_TASK DIRECTIONS_.
Pictures stay out of the copy; restate everything else in the material exactly.

○ ○ ○ ○ ○ ○ ○

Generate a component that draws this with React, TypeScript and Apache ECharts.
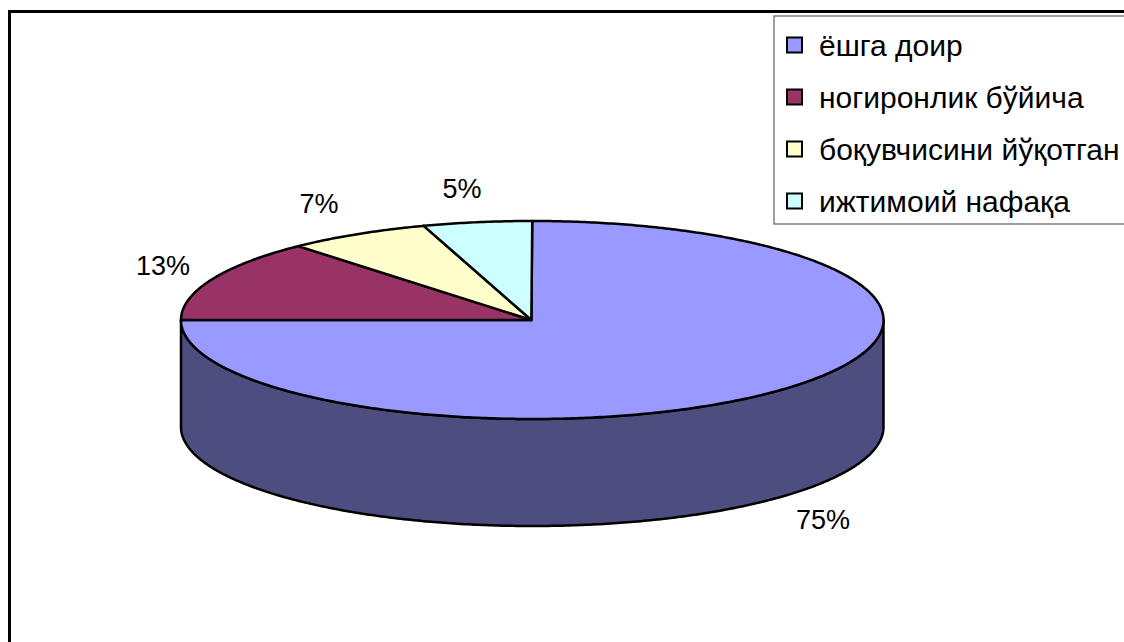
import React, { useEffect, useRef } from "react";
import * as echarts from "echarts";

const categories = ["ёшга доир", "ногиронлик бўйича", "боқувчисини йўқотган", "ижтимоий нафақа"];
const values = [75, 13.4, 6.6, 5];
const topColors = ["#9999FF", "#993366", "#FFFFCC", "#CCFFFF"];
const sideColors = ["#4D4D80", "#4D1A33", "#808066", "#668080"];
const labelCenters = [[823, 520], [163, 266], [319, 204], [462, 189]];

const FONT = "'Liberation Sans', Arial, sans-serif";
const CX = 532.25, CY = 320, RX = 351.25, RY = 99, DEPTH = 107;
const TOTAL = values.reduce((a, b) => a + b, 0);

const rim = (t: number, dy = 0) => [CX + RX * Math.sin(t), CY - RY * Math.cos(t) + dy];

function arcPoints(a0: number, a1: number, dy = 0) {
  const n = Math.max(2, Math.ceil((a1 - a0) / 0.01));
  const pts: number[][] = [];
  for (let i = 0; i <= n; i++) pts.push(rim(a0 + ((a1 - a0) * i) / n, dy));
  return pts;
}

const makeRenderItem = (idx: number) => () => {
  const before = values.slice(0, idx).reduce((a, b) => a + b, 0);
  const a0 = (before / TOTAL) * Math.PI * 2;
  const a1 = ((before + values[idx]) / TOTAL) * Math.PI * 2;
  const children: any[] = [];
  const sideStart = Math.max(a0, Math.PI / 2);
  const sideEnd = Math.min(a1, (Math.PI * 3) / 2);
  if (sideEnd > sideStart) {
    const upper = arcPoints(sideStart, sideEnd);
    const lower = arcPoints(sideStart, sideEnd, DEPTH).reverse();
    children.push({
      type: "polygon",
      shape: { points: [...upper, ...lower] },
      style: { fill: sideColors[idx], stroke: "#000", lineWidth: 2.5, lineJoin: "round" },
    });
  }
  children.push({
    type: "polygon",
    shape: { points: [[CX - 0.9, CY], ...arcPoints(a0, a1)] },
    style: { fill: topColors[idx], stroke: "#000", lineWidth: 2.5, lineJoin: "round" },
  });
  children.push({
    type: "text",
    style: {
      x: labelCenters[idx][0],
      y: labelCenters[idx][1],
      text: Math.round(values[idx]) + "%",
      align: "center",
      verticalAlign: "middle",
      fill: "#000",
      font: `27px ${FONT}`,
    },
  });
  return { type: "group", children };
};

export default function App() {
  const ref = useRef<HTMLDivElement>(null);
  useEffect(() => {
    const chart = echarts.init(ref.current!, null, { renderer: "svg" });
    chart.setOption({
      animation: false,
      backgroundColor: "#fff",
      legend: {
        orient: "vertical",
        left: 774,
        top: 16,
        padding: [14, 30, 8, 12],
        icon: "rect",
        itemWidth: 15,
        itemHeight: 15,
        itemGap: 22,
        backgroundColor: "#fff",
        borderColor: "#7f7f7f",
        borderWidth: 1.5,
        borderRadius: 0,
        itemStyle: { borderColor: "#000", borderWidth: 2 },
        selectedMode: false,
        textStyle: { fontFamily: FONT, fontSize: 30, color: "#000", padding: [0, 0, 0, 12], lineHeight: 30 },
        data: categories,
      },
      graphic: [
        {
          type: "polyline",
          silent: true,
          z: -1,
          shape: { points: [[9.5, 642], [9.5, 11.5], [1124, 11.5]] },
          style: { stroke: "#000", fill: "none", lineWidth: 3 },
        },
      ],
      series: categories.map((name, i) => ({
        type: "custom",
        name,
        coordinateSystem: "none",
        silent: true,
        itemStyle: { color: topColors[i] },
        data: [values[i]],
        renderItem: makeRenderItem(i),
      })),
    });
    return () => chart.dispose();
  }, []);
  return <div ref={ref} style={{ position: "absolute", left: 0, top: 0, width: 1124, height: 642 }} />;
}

○ ○ ○ ○ ○ ○ ○

_FULL ANSWER_.
Generate a component that draws this with React, TypeScript and Apache ECharts.
import React, { useEffect, useRef } from "react";
import * as echarts from "echarts";

const categories = ["ёшга доир", "ногиронлик бўйича", "боқувчисини йўқотган", "ижтимоий нафақа"];
const values = [75, 13.4, 6.6, 5];
const topColors = ["#9999FF", "#993366", "#FFFFCC", "#CCFFFF"];
const sideColors = ["#4D4D80", "#4D1A33", "#808066", "#668080"];
const labelCenters = [[823, 520], [163, 266], [319, 204], [462, 189]];

const FONT = "'Liberation Sans', Arial, sans-serif";
const CX = 532.25, CY = 320, RX = 351.25, RY = 99, DEPTH = 107;
const TOTAL = values.reduce((a, b) => a + b, 0);

const rim = (t: number, dy = 0) => [CX + RX * Math.sin(t), CY - RY * Math.cos(t) + dy];

function arcPoints(a0: number, a1: number, dy = 0) {
  const n = Math.max(2, Math.ceil((a1 - a0) / 0.01));
  const pts: number[][] = [];
  for (let i = 0; i <= n; i++) pts.push(rim(a0 + ((a1 - a0) * i) / n, dy));
  return pts;
}

const makeRenderItem = (idx: number) => () => {
  const before = values.slice(0, idx).reduce((a, b) => a + b, 0);
  const a0 = (before / TOTAL) * Math.PI * 2;
  const a1 = ((before + values[idx]) / TOTAL) * Math.PI * 2;
  const children: any[] = [];
  const sideStart = Math.max(a0, Math.PI / 2);
  const sideEnd = Math.min(a1, (Math.PI * 3) / 2);
  if (sideEnd > sideStart) {
    const upper = arcPoints(sideStart, sideEnd);
    const lower = arcPoints(sideStart, sideEnd, DEPTH).reverse();
    children.push({
      type: "polygon",
      shape: { points: [...upper, ...lower] },
      style: { fill: sideColors[idx], stroke: "#000", lineWidth: 2.5, lineJoin: "round" },
    });
  }
  children.push({
    type: "polygon",
    shape: { points: [[CX - 0.9, CY], ...arcPoints(a0, a1)] },
    style: { fill: topColors[idx], stroke: "#000", lineWidth: 2.5, lineJoin: "round" },
  });
  children.push({
    type: "text",
    style: {
      x: labelCenters[idx][0],
      y: labelCenters[idx][1],
      text: Math.round(values[idx]) + "%",
      align: "center",
      verticalAlign: "middle",
      fill: "#000",
      font: `27px ${FONT}`,
    },
  });
  return { type: "group", children };
};

export default function App() {
  const ref = useRef<HTMLDivElement>(null);
  useEffect(() => {
    const chart = echarts.init(ref.current!, null, { renderer: "svg" });
    chart.setOption({
      animation: false,
      backgroundColor: "#fff",
      legend: {
        orient: "vertical",
        left: 774,
        top: 16,
        padding: [14, 30, 8, 12],
        icon: "rect",
        itemWidth: 15,
        itemHeight: 15,
        itemGap: 22,
        backgroundColor: "#fff",
        borderColor: "#7f7f7f",
        borderWidth: 1.5,
        borderRadius: 0,
        itemStyle: { borderColor: "#000", borderWidth: 2 },
        selectedMode: false,
        textStyle: { fontFamily: FONT, fontSize: 30, color: "#000", padding: [0, 0, 0, 12], lineHeight: 30 },
        data: categories,
      },
      graphic: [
        {
          type: "polyline",
          silent: true,
          z: -1,
          shape: { points: [[9.5, 642], [9.5, 11.5], [1124, 11.5]] },
          style: { stroke: "#000", fill: "none", lineWidth: 3 },
        },
      ],
      series: categories.map((name, i) => ({
        type: "custom",
        name,
        coordinateSystem: "none",
        silent: true,
        itemStyle: { color: topColors[i] },
        data: [values[i]],
        renderItem: makeRenderItem(i),
      })),
    });
    return () => chart.dispose();
  }, []);
  return <div ref={ref} style={{ position: "absolute", left: 0, top: 0, width: 1124, height: 642 }} />;
}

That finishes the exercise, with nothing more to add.